_INFORMATION SHOWN_.
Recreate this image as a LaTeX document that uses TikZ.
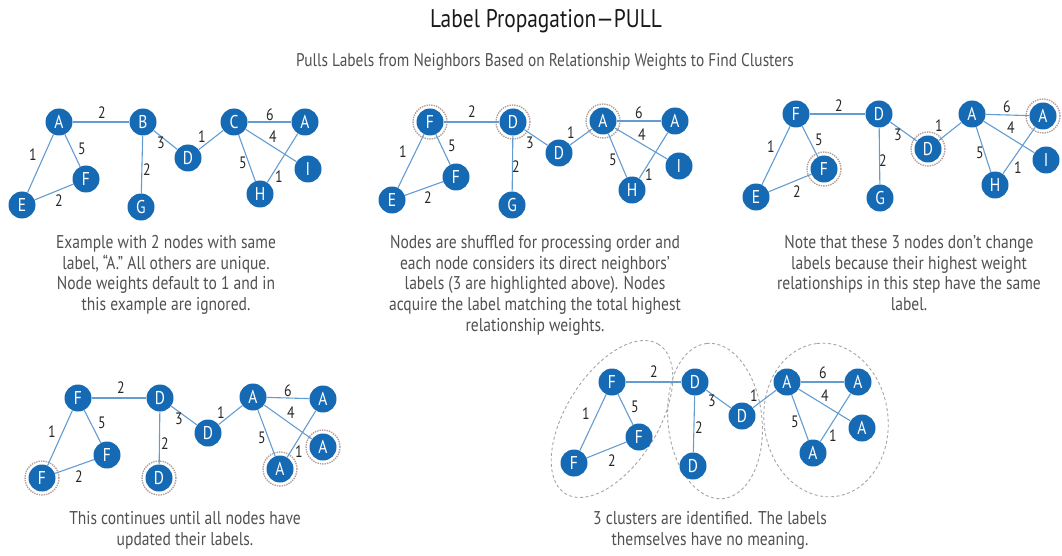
\documentclass[tikz,border=0pt]{standalone}
\usepackage{fontspec}
\setmainfont[FakeStretch=0.84]{PT Sans}
\definecolor{nodeblue}{RGB}{22,106,180}
\definecolor{edgeblue}{RGB}{98,156,210}
\definecolor{ringgray}{RGB}{178,158,155}
\definecolor{captiongray}{RGB}{80,80,80}
\definecolor{clustergray}{RGB}{165,165,165}
\tikzset{
  vert/.style={circle, fill=nodeblue, text=white, minimum size=27pt, inner sep=0pt,
    font=\fontsize{18.5}{18.5}\selectfont},
  rel/.style={draw=edgeblue, line width=1.1pt},
  wt/.style={font=\fontsize{16.5}{16.5}\selectfont, text=black!85, inner sep=0pt},
  ring/.style={circle, draw=ringgray, densely dotted, line width=1.4pt, minimum size=34pt, inner sep=0pt},
  cluster/.style={draw=clustergray, dash pattern=on 3pt off 2.5pt, line width=0.9pt},
  caption/.style={align=center, text=captiongray, inner sep=0pt, anchor=north,
    font=\fontsize{18.5}{20.8}\selectfont},
}
\begin{document}
\begin{tikzpicture}[x=1pt, y=-1pt]
\useasboundingbox (0,0) rectangle (1062,556);

% headings
\node[font=\fontsize{25.5}{25.5}\selectfont, text=black!90] (title) at (546,21) {Label Propagation---PULL};
\node[font=\fontsize{18.3}{18.3}\selectfont, text=captiongray] (subtitle) at (545,62)
  {Pulls Labels from Neighbors Based on Relationship Weights to Find Clusters};

% ---------- step 1: initial labels ----------
\node[vert] (p1a)  at (59,122)  {A};
\node[vert] (p1b)  at (143,122) {B};
\node[vert] (p1d)  at (188,158) {D};
\node[vert] (p1c)  at (234,122) {C};
\node[vert] (p1a2) at (305,122) {A};
\node[vert] (p1i)  at (308,169) {I};
\node[vert] (p1h)  at (260,194) {H};
\node[vert] (p1f)  at (86,179)  {F};
\node[vert] (p1e)  at (22,205)  {E};
\node[vert] (p1g)  at (141,207) {G};
\draw[rel] (p1a) -- (p1b);  \draw[rel] (p1a) -- (p1e);  \draw[rel] (p1a) -- (p1f);
\draw[rel] (p1e) -- (p1f);  \draw[rel] (p1b) -- (p1d);  \draw[rel] (p1b) -- (p1g);
\draw[rel] (p1d) -- (p1c);  \draw[rel] (p1c) -- (p1a2); \draw[rel] (p1c) -- (p1i);
\draw[rel] (p1c) -- (p1h);  \draw[rel] (p1h) -- (p1a2);
\node[wt] at (102,113) {2}; \node[wt] at (33,155) {1};  \node[wt] at (82,149) {5};
\node[wt] at (59,201) {2};  \node[wt] at (161,143) {3}; \node[wt] at (147,170) {2};
\node[wt] at (202,137) {1}; \node[wt] at (270,115) {6}; \node[wt] at (273,137) {4};
\node[wt] at (243,163) {5}; \node[wt] at (279,177) {1};
\node[caption] (cap1) at (166,235) {Example with 2 nodes with same\\label, “A.” All others are unique.\\Node weights default to 1 and in\\this example are ignored.};

% ---------- step 2: first pulls ----------
\node[vert] (p2f)  at (430,122) {F};
\node[vert] (p2d)  at (513,122) {D};
\node[vert] (p2d2) at (559,153) {D};
\node[vert] (p2a)  at (603,121) {A};
\node[vert] (p2a2) at (675,121) {A};
\node[vert] (p2i)  at (679,166) {I};
\node[vert] (p2h)  at (632,190) {H};
\node[vert] (p2f2) at (456,177) {F};
\node[vert] (p2e)  at (392,200) {E};
\node[vert] (p2g)  at (512,205) {G};
\node[ring] (p2rf) at (p2f.center) {};
\node[ring] (p2rd) at (p2d.center) {};
\node[ring] (p2ra) at (p2a.center) {};
\draw[rel] (p2f) -- (p2d);  \draw[rel] (p2f) -- (p2e);  \draw[rel] (p2f) -- (p2f2);
\draw[rel] (p2e) -- (p2f2); \draw[rel] (p2d) -- (p2d2); \draw[rel] (p2d) -- (p2g);
\draw[rel] (p2d2) -- (p2a); \draw[rel] (p2a) -- (p2a2); \draw[rel] (p2a) -- (p2i);
\draw[rel] (p2a) -- (p2h);  \draw[rel] (p2h) -- (p2a2);
\node[wt] at (472,112) {2}; \node[wt] at (403,152) {1}; \node[wt] at (452,146) {5};
\node[wt] at (428,198) {2}; \node[wt] at (530,143) {3}; \node[wt] at (516,167) {2};
\node[wt] at (571,133) {1}; \node[wt] at (639,113) {6}; \node[wt] at (642,135) {4};
\node[wt] at (613,160) {5}; \node[wt] at (649,175) {1};
\node[caption] (cap2) at (535,235) {Nodes are shuffled for processing order and\\each node considers its direct neighbors’\\labels (3 are highlighted above). Nodes\\acquire the label matching the total highest\\relationship weights.};

% ---------- step 3: unchanged nodes ----------
\node[vert] (p3f)  at (796,114)  {F};
\node[vert] (p3d)  at (879,114)  {D};
\node[vert] (p3d2) at (928,149)  {D};
\node[vert] (p3a)  at (972,114)  {A};
\node[vert] (p3a2) at (1043,116) {A};
\node[vert] (p3i)  at (1046,160) {I};
\node[vert] (p3h)  at (995,185)  {H};
\node[vert] (p3f2) at (824,169)  {F};
\node[vert] (p3e)  at (756,197)  {E};
\node[vert] (p3g)  at (880,198)  {G};
\node[ring] (p3rd) at (p3d2.center) {};
\node[ring] (p3ra) at (p3a2.center) {};
\node[ring] (p3rf) at (p3f2.center) {};
\draw[rel] (p3f) -- (p3d);  \draw[rel] (p3f) -- (p3e);  \draw[rel] (p3f) -- (p3f2);
\draw[rel] (p3e) -- (p3f2); \draw[rel] (p3d) -- (p3d2); \draw[rel] (p3d) -- (p3g);
\draw[rel] (p3d2) -- (p3a); \draw[rel] (p3a) -- (p3a2); \draw[rel] (p3a) -- (p3i);
\draw[rel] (p3a) -- (p3h);  \draw[rel] (p3h) -- (p3a2);
\node[wt] at (839,106) {2}; \node[wt] at (771,147) {1};  \node[wt] at (819,140) {5};
\node[wt] at (797,192) {2}; \node[wt] at (898,135) {3};  \node[wt] at (883,161) {2};
\node[wt] at (939,126) {1}; \node[wt] at (1007,107) {6}; \node[wt] at (1011,128) {4};
\node[wt] at (980,153) {5}; \node[wt] at (1018,168) {1};
\node[caption] (cap3) at (909,235) {Note that these 3 nodes don’t change\\labels because their highest weight\\relationships in this step have the same\\label.};

% ---------- step 4: all labels updated ----------
\node[vert] (p4f)  at (78,398)  {F};
\node[vert] (p4d)  at (160,398) {D};
\node[vert] (p4d2) at (208,433) {D};
\node[vert] (p4a)  at (253,397) {A};
\node[vert] (p4a2) at (323,399) {A};
\node[vert] (p4a3) at (323,447) {A};
\node[vert] (p4a4) at (280,469) {A};
\node[vert] (p4f2) at (107,455) {F};
\node[vert] (p4f3) at (42,478)  {F};
\node[vert] (p4d3) at (159,478) {D};
\node[ring] (p4rf) at (p4f3.center) {};
\node[ring] (p4rd) at (p4d3.center) {};
\node[ring] (p4ra) at (p4a4.center) {};
\node[ring] (p4rb) at (p4a3.center) {};
\draw[rel] (p4f) -- (p4d);   \draw[rel] (p4f) -- (p4f3);  \draw[rel] (p4f) -- (p4f2);
\draw[rel] (p4f3) -- (p4f2); \draw[rel] (p4d) -- (p4d2);  \draw[rel] (p4d) -- (p4d3);
\draw[rel] (p4d2) -- (p4a);  \draw[rel] (p4a) -- (p4a2);  \draw[rel] (p4a) -- (p4a3);
\draw[rel] (p4a) -- (p4a4);  \draw[rel] (p4a4) -- (p4a2);
\node[wt] at (121,388) {2}; \node[wt] at (52,432) {1};  \node[wt] at (102,423) {5};
\node[wt] at (79,477) {2};  \node[wt] at (179,419) {3}; \node[wt] at (165,444) {2};
\node[wt] at (221,413) {1}; \node[wt] at (288,391) {6}; \node[wt] at (291,413) {4};
\node[wt] at (262,438) {5}; \node[wt] at (299,452) {1};
\node[caption] (cap4) at (185,511) {This continues until all nodes have\\updated their labels.};

% ---------- step 5: clusters ----------
\draw[cluster, rotate around={58:(612,419)}] (612,419) ellipse [x radius=88pt, y radius=46pt];
\draw[cluster, rotate around={96:(715,421)}] (715,421) ellipse [x radius=78pt, y radius=47pt];
\draw[cluster, rotate around={97:(826,420)}] (826,420) ellipse [x radius=77pt, y radius=62pt];
\node[vert] (p5f)  at (612,382) {F};
\node[vert] (p5d)  at (695,382) {D};
\node[vert] (p5d2) at (742,416) {D};
\node[vert] (p5a)  at (787,382) {A};
\node[vert] (p5a2) at (858,382) {A};
\node[vert] (p5a3) at (862,428) {A};
\node[vert] (p5a4) at (813,453) {A};
\node[vert] (p5f2) at (639,437) {F};
\node[vert] (p5f3) at (574,463) {F};
\node[vert] (p5d3) at (693,466) {D};
\draw[rel] (p5f) -- (p5d);   \draw[rel] (p5f) -- (p5f3);  \draw[rel] (p5f) -- (p5f2);
\draw[rel] (p5f3) -- (p5f2); \draw[rel] (p5d) -- (p5d2);  \draw[rel] (p5d) -- (p5d3);
\draw[rel] (p5d2) -- (p5a);  \draw[rel] (p5a) -- (p5a2);  \draw[rel] (p5a) -- (p5a3);
\draw[rel] (p5a) -- (p5a4);  \draw[rel] (p5a4) -- (p5a2);
\node[wt] at (654,372) {2}; \node[wt] at (586,414) {1}; \node[wt] at (635,407) {5};
\node[wt] at (612,461) {2}; \node[wt] at (712,401) {3}; \node[wt] at (699,428) {2};
\node[wt] at (754,396) {1}; \node[wt] at (823,373) {6}; \node[wt] at (825,396) {4};
\node[wt] at (795,422) {5}; \node[wt] at (833,436) {1};
\node[caption] (cap5) at (710,511) {3 clusters are identified. The labels\\themselves have no meaning.};
\end{tikzpicture}
\end{document}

_THE REQUEST_.
Exactly restate the lines from the beginning of the data through the line with "Labels from Neighbors", and no others, keeping pictures out.

_THE ANSWER_.
Recreate this image as a LaTeX document that uses TikZ.
\documentclass[tikz,border=0pt]{standalone}
\usepackage{fontspec}
\setmainfont[FakeStretch=0.84]{PT Sans}
\definecolor{nodeblue}{RGB}{22,106,180}
\definecolor{edgeblue}{RGB}{98,156,210}
\definecolor{ringgray}{RGB}{178,158,155}
\definecolor{captiongray}{RGB}{80,80,80}
\definecolor{clustergray}{RGB}{165,165,165}
\tikzset{
  vert/.style={circle, fill=nodeblue, text=white, minimum size=27pt, inner sep=0pt,
    font=\fontsize{18.5}{18.5}\selectfont},
  rel/.style={draw=edgeblue, line width=1.1pt},
  wt/.style={font=\fontsize{16.5}{16.5}\selectfont, text=black!85, inner sep=0pt},
  ring/.style={circle, draw=ringgray, densely dotted, line width=1.4pt, minimum size=34pt, inner sep=0pt},
  cluster/.style={draw=clustergray, dash pattern=on 3pt off 2.5pt, line width=0.9pt},
  caption/.style={align=center, text=captiongray, inner sep=0pt, anchor=north,
    font=\fontsize{18.5}{20.8}\selectfont},
}
\begin{document}
\begin{tikzpicture}[x=1pt, y=-1pt]
\useasboundingbox (0,0) rectangle (1062,556);

% headings
\node[font=\fontsize{25.5}{25.5}\selectfont, text=black!90] (title) at (546,21) {Label Propagation---PULL};
\node[font=\fontsize{18.3}{18.3}\selectfont, text=captiongray] (subtitle) at (545,62)
  {Pulls Labels from Neighbors Based on Relationship Weights to Find Clusters};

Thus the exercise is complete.